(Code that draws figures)
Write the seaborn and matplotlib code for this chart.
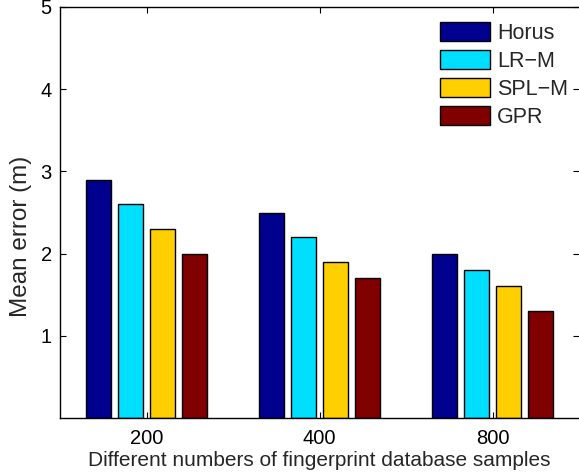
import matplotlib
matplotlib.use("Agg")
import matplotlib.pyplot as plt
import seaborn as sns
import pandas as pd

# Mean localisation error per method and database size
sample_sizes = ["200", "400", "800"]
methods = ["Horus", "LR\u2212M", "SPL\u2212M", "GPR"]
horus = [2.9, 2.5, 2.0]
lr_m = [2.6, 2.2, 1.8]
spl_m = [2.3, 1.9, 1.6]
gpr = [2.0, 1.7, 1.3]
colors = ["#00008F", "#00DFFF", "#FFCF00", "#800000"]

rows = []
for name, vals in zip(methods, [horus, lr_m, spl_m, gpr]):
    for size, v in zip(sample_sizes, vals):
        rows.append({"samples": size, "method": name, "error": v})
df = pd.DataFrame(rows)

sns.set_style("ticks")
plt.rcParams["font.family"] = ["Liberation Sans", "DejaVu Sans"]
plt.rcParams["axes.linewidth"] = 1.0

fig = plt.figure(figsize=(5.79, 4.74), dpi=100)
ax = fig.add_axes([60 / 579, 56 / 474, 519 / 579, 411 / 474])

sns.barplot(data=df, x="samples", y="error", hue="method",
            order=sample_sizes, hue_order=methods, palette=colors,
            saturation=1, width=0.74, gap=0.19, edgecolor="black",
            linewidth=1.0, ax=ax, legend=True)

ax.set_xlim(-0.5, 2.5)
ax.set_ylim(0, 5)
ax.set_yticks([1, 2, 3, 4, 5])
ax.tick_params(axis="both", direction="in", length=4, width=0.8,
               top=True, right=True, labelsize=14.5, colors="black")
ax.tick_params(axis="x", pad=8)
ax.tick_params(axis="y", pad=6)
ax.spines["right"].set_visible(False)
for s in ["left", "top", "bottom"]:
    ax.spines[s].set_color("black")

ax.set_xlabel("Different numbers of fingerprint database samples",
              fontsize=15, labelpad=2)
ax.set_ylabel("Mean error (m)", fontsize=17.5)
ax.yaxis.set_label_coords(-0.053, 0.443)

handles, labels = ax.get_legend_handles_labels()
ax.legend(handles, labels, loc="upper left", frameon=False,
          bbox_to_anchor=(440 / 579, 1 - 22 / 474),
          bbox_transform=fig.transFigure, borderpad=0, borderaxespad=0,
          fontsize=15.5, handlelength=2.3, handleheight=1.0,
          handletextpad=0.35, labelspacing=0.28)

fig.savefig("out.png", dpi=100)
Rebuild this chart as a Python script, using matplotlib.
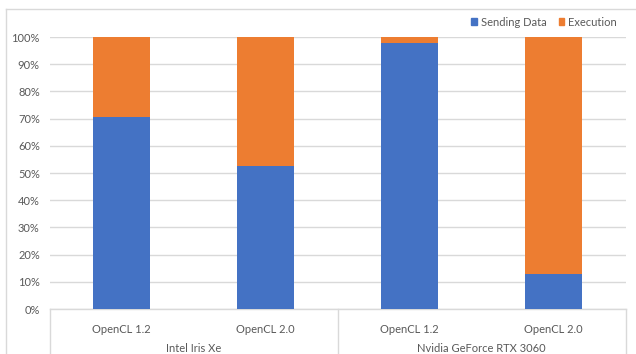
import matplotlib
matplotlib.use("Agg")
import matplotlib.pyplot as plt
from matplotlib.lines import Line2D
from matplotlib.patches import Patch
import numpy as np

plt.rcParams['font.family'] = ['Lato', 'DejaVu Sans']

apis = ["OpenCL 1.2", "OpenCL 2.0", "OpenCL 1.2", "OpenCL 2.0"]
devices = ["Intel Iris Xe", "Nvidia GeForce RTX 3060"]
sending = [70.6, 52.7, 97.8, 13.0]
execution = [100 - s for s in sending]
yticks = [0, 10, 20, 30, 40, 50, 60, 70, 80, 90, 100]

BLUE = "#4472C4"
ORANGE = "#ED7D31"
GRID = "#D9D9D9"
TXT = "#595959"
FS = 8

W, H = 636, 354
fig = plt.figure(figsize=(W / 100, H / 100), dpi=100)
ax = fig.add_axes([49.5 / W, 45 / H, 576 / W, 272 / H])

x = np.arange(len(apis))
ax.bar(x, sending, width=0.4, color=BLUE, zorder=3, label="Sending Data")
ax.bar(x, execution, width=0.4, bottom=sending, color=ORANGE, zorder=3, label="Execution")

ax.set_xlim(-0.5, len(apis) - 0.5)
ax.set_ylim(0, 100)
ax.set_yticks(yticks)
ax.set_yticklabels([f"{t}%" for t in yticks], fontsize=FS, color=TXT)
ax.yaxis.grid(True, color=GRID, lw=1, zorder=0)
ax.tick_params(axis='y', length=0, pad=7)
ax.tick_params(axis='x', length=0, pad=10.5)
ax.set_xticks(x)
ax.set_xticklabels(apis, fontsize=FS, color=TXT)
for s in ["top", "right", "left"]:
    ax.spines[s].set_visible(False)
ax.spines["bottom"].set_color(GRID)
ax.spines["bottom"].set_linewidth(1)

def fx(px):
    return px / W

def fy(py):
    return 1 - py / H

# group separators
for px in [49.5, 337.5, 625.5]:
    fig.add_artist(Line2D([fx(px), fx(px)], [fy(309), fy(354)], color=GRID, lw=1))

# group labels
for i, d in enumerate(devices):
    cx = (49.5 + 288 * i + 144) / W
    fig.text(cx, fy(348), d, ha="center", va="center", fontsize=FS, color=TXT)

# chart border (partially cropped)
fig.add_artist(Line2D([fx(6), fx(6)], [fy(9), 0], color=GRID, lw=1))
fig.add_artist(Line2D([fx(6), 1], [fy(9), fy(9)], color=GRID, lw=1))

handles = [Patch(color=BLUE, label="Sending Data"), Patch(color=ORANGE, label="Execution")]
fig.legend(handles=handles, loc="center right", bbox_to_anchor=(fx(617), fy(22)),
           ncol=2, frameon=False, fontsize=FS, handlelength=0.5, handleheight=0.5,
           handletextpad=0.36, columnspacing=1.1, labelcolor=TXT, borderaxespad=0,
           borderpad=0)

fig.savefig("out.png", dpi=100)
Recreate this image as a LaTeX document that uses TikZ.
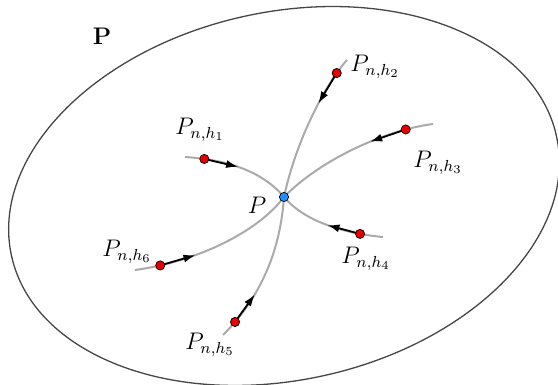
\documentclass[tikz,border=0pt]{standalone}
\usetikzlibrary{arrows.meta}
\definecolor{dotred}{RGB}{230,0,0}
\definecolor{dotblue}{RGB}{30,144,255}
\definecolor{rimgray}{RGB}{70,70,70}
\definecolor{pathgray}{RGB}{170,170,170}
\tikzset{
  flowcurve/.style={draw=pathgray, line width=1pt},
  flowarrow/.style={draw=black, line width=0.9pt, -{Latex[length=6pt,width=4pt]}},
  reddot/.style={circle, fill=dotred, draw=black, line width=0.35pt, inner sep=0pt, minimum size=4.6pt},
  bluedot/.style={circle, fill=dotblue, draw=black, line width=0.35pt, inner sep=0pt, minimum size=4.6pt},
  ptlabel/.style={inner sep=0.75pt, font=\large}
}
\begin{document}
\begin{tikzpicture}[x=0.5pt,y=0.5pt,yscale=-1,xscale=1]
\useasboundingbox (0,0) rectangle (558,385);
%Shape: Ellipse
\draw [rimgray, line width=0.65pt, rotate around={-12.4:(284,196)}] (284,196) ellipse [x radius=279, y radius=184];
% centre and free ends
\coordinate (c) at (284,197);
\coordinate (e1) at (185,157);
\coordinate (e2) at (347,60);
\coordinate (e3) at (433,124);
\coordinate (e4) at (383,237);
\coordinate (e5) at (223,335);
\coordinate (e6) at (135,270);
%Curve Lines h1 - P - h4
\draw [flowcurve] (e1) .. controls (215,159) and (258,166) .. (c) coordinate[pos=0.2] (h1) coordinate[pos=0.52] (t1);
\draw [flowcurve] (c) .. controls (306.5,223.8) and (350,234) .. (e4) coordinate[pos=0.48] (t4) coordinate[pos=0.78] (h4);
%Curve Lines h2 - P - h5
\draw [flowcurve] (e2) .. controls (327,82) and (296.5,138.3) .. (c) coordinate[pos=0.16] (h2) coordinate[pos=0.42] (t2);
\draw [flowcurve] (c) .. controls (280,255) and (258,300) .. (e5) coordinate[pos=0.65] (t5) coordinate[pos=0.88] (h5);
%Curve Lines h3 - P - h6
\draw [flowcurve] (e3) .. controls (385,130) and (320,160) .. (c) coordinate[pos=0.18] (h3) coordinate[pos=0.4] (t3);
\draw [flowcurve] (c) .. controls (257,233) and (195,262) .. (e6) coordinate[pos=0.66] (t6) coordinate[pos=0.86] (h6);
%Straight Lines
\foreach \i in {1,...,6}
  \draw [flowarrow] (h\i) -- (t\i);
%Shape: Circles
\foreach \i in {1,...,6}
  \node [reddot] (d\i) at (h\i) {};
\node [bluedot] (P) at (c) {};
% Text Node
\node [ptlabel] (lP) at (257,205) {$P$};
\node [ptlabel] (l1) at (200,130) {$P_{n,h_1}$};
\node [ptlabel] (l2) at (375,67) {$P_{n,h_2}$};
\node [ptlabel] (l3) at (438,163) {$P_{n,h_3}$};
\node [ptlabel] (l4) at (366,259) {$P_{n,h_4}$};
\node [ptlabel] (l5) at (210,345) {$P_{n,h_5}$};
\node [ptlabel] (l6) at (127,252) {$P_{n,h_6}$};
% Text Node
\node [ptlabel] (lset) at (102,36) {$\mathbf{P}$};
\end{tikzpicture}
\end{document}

▸ Written instruction
Look above for the line with "Rebuild this chart", then print it and each line after it down to and including the line with "plt.rcParams['font.family'] = ['Lato', 'DejaVu". Leave out the pictures and keep the wording exact.

▸ Exercise response
Rebuild this chart as a Python script, using matplotlib.
import matplotlib
matplotlib.use("Agg")
import matplotlib.pyplot as plt
from matplotlib.lines import Line2D
from matplotlib.patches import Patch
import numpy as np

plt.rcParams['font.family'] = ['Lato', 'DejaVu Sans']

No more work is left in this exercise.